* Stated problem *
Write the listing below out again exactly, dropping the images.
--- Begin ---
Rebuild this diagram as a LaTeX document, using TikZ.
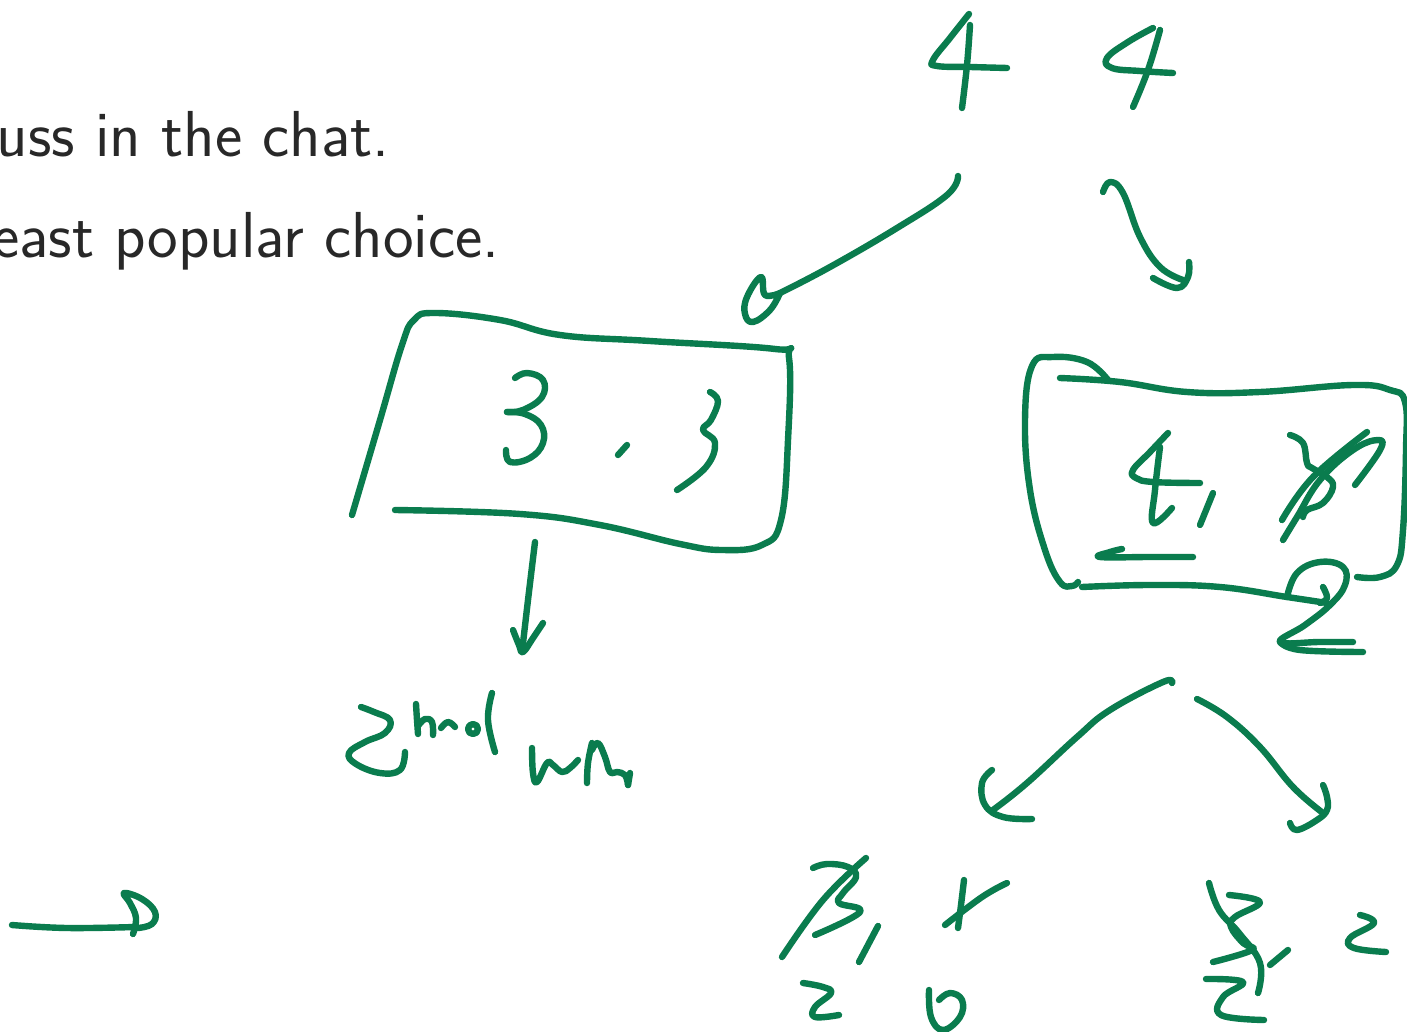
\documentclass[tikz,border=0pt]{standalone}
\usepackage{fontspec}
\definecolor{inkgreen}{RGB}{10,124,78}
\definecolor{slidetext}{RGB}{40,40,40}
\tikzset{
  ink/.style={draw=inkgreen, line width=3.2pt, line cap=round, line join=round},
  slideline/.style={text=slidetext, font=\fontsize{32.5}{38}\sffamily, inner sep=0pt}
}
% one freehand pen stroke through the given points
\newcommand\penline[1]{\draw[ink] plot[smooth, tension=0.7] coordinates {#1};}
\begin{document}
\begin{tikzpicture}[x=0.5pt, y=-0.5pt]
\useasboundingbox (0,0) rectangle (1407,1032);
\clip (0,0) rectangle (1407,1032);
\fill[white] (0,0) rectangle (1407,1032);

% slide text, cut by the left edge
\node[slideline, anchor=base east] (line1) at (390,157) {uss in the chat.};
\node[slideline, anchor=base east] (line2) at (500,257) {east popular choice.};

% top: 4 4
\penline{(969,14) (950,38) (933,60) (937,66) (970,67) (1007,68)}
\penline{(970,25) (967,65) (962,108)}
\penline{(1153,28) (1128,42) (1107,58) (1112,68) (1140,71) (1173,73)}
\penline{(1160,30) (1148,70) (1133,107)}

% arrow to the left box
\penline{(958,176) (947,195) (897,228) (830,267) (780,293)}
\penline{(780,293) (765,295) (761,277) (747,297) (745,314) (753,322) (770,310) (780,293)}

% arrow to the right box
\penline{(1103,192) (1110,182) (1123,193) (1140,237) (1160,267) (1183,280)}
\penline{(1153,278) (1177,288) (1188,277) (1189,262)}

% left box: 3 , 3
\penline{(352,515) (380,420) (402,345) (414,320) (435,313) (500,320) (560,335) (650,341) (775,349) (789,358) (788,440) (781,520) (762,545) (722,550) (680,544) (600,525) (520,514) (395,510)}
\penline{(515,378) (527,373) (543,380) (542,397) (523,410) (507,412)}
\penline{(507,412) (525,414) (541,425) (543,443) (530,458) (510,462) (506,450)}
\penline{(627,445) (618,455)}
\penline{(710,392) (718,401) (711,420) (703,430) (715,443) (706,467) (677,490)}

% down arrow and "2nd win"
\penline{(535,542) (528,600) (522,652)}
\penline{(513,630) (519,645) (523,652) (533,638) (543,623)}
\penline{(361,707) (374,712) (390,720) (385,733) (365,742) (349,753) (356,764) (380,773) (400,770) (405,752)}
\penline{(416,704) (417,720) (418,734)}
\penline{(418,726) (425,719) (432,722) (433,735)}
\penline{(441,728) (448,722) (455,727)}
\draw[ink] (473,729) circle[radius=5];
\penline{(492,693) (488,720) (495,752)}
\penline{(532,748) (533,773) (537,782) (547,763) (553,765) (562,772) (570,768) (578,760)}
\penline{(592,743) (588,763) (587,783)}
\penline{(592,750) (598,743) (605,757) (610,772) (617,772) (625,775) (628,785)}
\penline{(630,773) (628,785)}

% right box: 4 , 3 (crossed out) and 2
\penline{(1108,380) (1087,362) (1053,357) (1032,366) (1025,420) (1030,490) (1045,550) (1060,582) (1072,586) (1078,582)}
\penline{(1060,378) (1120,382) (1187,392) (1260,392) (1353,385) (1390,390) (1405,402) (1406,450) (1403,530) (1397,565) (1380,577) (1357,577)}
\penline{(1082,587) (1150,585) (1220,587) (1287,597) (1327,603)}
\penline{(1168,433) (1150,452) (1133,470) (1136,478) (1153,482) (1200,483)}
\penline{(1160,447) (1155,490) (1153,523) (1172,508)}
\penline{(1213,493) (1200,525)}
\penline{(1122,549) (1110,552) (1100,557) (1150,557) (1193,557)}
\penline{(1290,435) (1303,443) (1307,463) (1312,468) (1327,477) (1333,487) (1323,503) (1307,510) (1303,517)}
\penline{(1282,520) (1313,477) (1367,432)}
\penline{(1283,540) (1297,517) (1320,480) (1353,450) (1378,440) (1380,450) (1355,485)}
\penline{(1287,597) (1297,573) (1320,562) (1343,567) (1345,585) (1330,605) (1305,625) (1280,642) (1320,642) (1353,642)}
\penline{(1280,642) (1300,650) (1363,652)}
\penline{(1323,587) (1327,598) (1320,603)}

% arrows down from the right box
\penline{(1172,683) (1163,682) (1110,710) (1077,737) (1027,783) (993,810)}
\penline{(992,770) (982,783) (985,805) (1003,817) (1032,819)}
\penline{(1197,699) (1227,717) (1260,747) (1293,787) (1323,813)}
\penline{(1290,823) (1297,830) (1317,820) (1327,810) (1327,797) (1323,785)}

% bottom left group: 3 , 1 (crossed) over 2 0
\penline{(813,868) (827,864) (848,867) (856,877) (843,893) (839,903) (860,912) (815,935)}
\penline{(782,957) (823,900) (866,858)}
\penline{(878,926) (859,962)}
\penline{(964,880) (961,905) (958,928)}
\penline{(945,925) (982,897) (1007,883)}
\penline{(803,983) (823,987) (831,993) (815,1007) (815,1017) (839,1015)}
\penline{(929,990) (931,1017) (943,1030) (960,1017) (962,1000) (950,993) (939,1000)}

% bottom right group: 3 , 2 over 2
\penline{(1209,883) (1219,910) (1239,933) (1260,963) (1258,993)}
\penline{(1229,895) (1260,902) (1235,917) (1231,927) (1243,943) (1252,950) (1213,962)}
\penline{(1288,950) (1270,965)}
\penline{(1206,979) (1243,982) (1223,997) (1221,1015) (1264,1020)}
\penline{(1360,915) (1374,923) (1350,938) (1354,948) (1386,952)}

% arrow at the bottom left
\penline{(12,925) (67,928) (135,927)}
\penline{(133,934) (136,918) (130,903) (124,893) (142,899) (155,912) (152,924) (138,928)}
\end{tikzpicture}
\end{document}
--- End ---
* Written response *
Rebuild this diagram as a LaTeX document, using TikZ.
\documentclass[tikz,border=0pt]{standalone}
\usepackage{fontspec}
\definecolor{inkgreen}{RGB}{10,124,78}
\definecolor{slidetext}{RGB}{40,40,40}
\tikzset{
  ink/.style={draw=inkgreen, line width=3.2pt, line cap=round, line join=round},
  slideline/.style={text=slidetext, font=\fontsize{32.5}{38}\sffamily, inner sep=0pt}
}
% one freehand pen stroke through the given points
\newcommand\penline[1]{\draw[ink] plot[smooth, tension=0.7] coordinates {#1};}
\begin{document}
\begin{tikzpicture}[x=0.5pt, y=-0.5pt]
\useasboundingbox (0,0) rectangle (1407,1032);
\clip (0,0) rectangle (1407,1032);
\fill[white] (0,0) rectangle (1407,1032);

% slide text, cut by the left edge
\node[slideline, anchor=base east] (line1) at (390,157) {uss in the chat.};
\node[slideline, anchor=base east] (line2) at (500,257) {east popular choice.};

% top: 4 4
\penline{(969,14) (950,38) (933,60) (937,66) (970,67) (1007,68)}
\penline{(970,25) (967,65) (962,108)}
\penline{(1153,28) (1128,42) (1107,58) (1112,68) (1140,71) (1173,73)}
\penline{(1160,30) (1148,70) (1133,107)}

% arrow to the left box
\penline{(958,176) (947,195) (897,228) (830,267) (780,293)}
\penline{(780,293) (765,295) (761,277) (747,297) (745,314) (753,322) (770,310) (780,293)}

% arrow to the right box
\penline{(1103,192) (1110,182) (1123,193) (1140,237) (1160,267) (1183,280)}
\penline{(1153,278) (1177,288) (1188,277) (1189,262)}

% left box: 3 , 3
\penline{(352,515) (380,420) (402,345) (414,320) (435,313) (500,320) (560,335) (650,341) (775,349) (789,358) (788,440) (781,520) (762,545) (722,550) (680,544) (600,525) (520,514) (395,510)}
\penline{(515,378) (527,373) (543,380) (542,397) (523,410) (507,412)}
\penline{(507,412) (525,414) (541,425) (543,443) (530,458) (510,462) (506,450)}
\penline{(627,445) (618,455)}
\penline{(710,392) (718,401) (711,420) (703,430) (715,443) (706,467) (677,490)}

% down arrow and "2nd win"
\penline{(535,542) (528,600) (522,652)}
\penline{(513,630) (519,645) (523,652) (533,638) (543,623)}
\penline{(361,707) (374,712) (390,720) (385,733) (365,742) (349,753) (356,764) (380,773) (400,770) (405,752)}
\penline{(416,704) (417,720) (418,734)}
\penline{(418,726) (425,719) (432,722) (433,735)}
\penline{(441,728) (448,722) (455,727)}
\draw[ink] (473,729) circle[radius=5];
\penline{(492,693) (488,720) (495,752)}
\penline{(532,748) (533,773) (537,782) (547,763) (553,765) (562,772) (570,768) (578,760)}
\penline{(592,743) (588,763) (587,783)}
\penline{(592,750) (598,743) (605,757) (610,772) (617,772) (625,775) (628,785)}
\penline{(630,773) (628,785)}

% right box: 4 , 3 (crossed out) and 2
\penline{(1108,380) (1087,362) (1053,357) (1032,366) (1025,420) (1030,490) (1045,550) (1060,582) (1072,586) (1078,582)}
\penline{(1060,378) (1120,382) (1187,392) (1260,392) (1353,385) (1390,390) (1405,402) (1406,450) (1403,530) (1397,565) (1380,577) (1357,577)}
\penline{(1082,587) (1150,585) (1220,587) (1287,597) (1327,603)}
\penline{(1168,433) (1150,452) (1133,470) (1136,478) (1153,482) (1200,483)}
\penline{(1160,447) (1155,490) (1153,523) (1172,508)}
\penline{(1213,493) (1200,525)}
\penline{(1122,549) (1110,552) (1100,557) (1150,557) (1193,557)}
\penline{(1290,435) (1303,443) (1307,463) (1312,468) (1327,477) (1333,487) (1323,503) (1307,510) (1303,517)}
\penline{(1282,520) (1313,477) (1367,432)}
\penline{(1283,540) (1297,517) (1320,480) (1353,450) (1378,440) (1380,450) (1355,485)}
\penline{(1287,597) (1297,573) (1320,562) (1343,567) (1345,585) (1330,605) (1305,625) (1280,642) (1320,642) (1353,642)}
\penline{(1280,642) (1300,650) (1363,652)}
\penline{(1323,587) (1327,598) (1320,603)}

% arrows down from the right box
\penline{(1172,683) (1163,682) (1110,710) (1077,737) (1027,783) (993,810)}
\penline{(992,770) (982,783) (985,805) (1003,817) (1032,819)}
\penline{(1197,699) (1227,717) (1260,747) (1293,787) (1323,813)}
\penline{(1290,823) (1297,830) (1317,820) (1327,810) (1327,797) (1323,785)}

% bottom left group: 3 , 1 (crossed) over 2 0
\penline{(813,868) (827,864) (848,867) (856,877) (843,893) (839,903) (860,912) (815,935)}
\penline{(782,957) (823,900) (866,858)}
\penline{(878,926) (859,962)}
\penline{(964,880) (961,905) (958,928)}
\penline{(945,925) (982,897) (1007,883)}
\penline{(803,983) (823,987) (831,993) (815,1007) (815,1017) (839,1015)}
\penline{(929,990) (931,1017) (943,1030) (960,1017) (962,1000) (950,993) (939,1000)}

% bottom right group: 3 , 2 over 2
\penline{(1209,883) (1219,910) (1239,933) (1260,963) (1258,993)}
\penline{(1229,895) (1260,902) (1235,917) (1231,927) (1243,943) (1252,950) (1213,962)}
\penline{(1288,950) (1270,965)}
\penline{(1206,979) (1243,982) (1223,997) (1221,1015) (1264,1020)}
\penline{(1360,915) (1374,923) (1350,938) (1354,948) (1386,952)}

% arrow at the bottom left
\penline{(12,925) (67,928) (135,927)}
\penline{(133,934) (136,918) (130,903) (124,893) (142,899) (155,912) (152,924) (138,928)}
\end{tikzpicture}
\end{document}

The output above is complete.